Opposition Leader Phil Goff was a member of the Government that 20 years ago passed a Reserve Bank act that gave the bank the primary objective of price stability.
Since then there has been bipartisan support between Labour and National on the monetary policy framework.
But in a speech to Federated Farmers yesterday, Mr Goff walked away from that consensus, saying the status quo was no longer delivering what the economy needed.
Interest rates were too quick to go up when inflation rose, he said, and when they did it had the perverse effect of attracting inflows of foreign money - pushing up the exchange rate and hurting exporters in the process - only to be lent out and cause even more inflationary pressure.

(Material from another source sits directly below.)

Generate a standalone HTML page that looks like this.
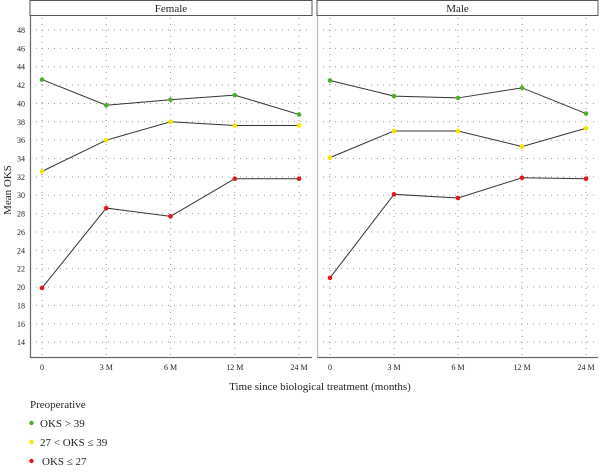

Labour is not offering an alternative approach and is unlikely to before election year, 2011. "We will spend probably the next 12 to 18 months working on this, with an open mind. We will look at what is happening in other countries," he said.
If there were easy answers to this they would have been done, he said.
"Our problem has been that because of the consensus we haven't allowed ourselves to think about what the options might be."
Finance Minister Bill English said Labour when in power had initiated several reviews of the monetary policy arrangements including the 2001 Svensson Review and a select committee inquiry which reported last year.
Both recommended only minor changes to the status quo.
"This time around I think they're just trying to get attention," Mr English said.
"The high New Zealand dollar is a hangover from too much borrowing, too much consumption and too much government spending. So we're getting on to influence the things we can to get exporters investing again."
Employers and Manufacturers Association chief executive Alasdair Thompson said Mr Goff apparently wanted lower interest rates, a lower and more stable exchange rate and low inflation.
But Mr Thompson questioned whether you could have all three at once on a sustained basis.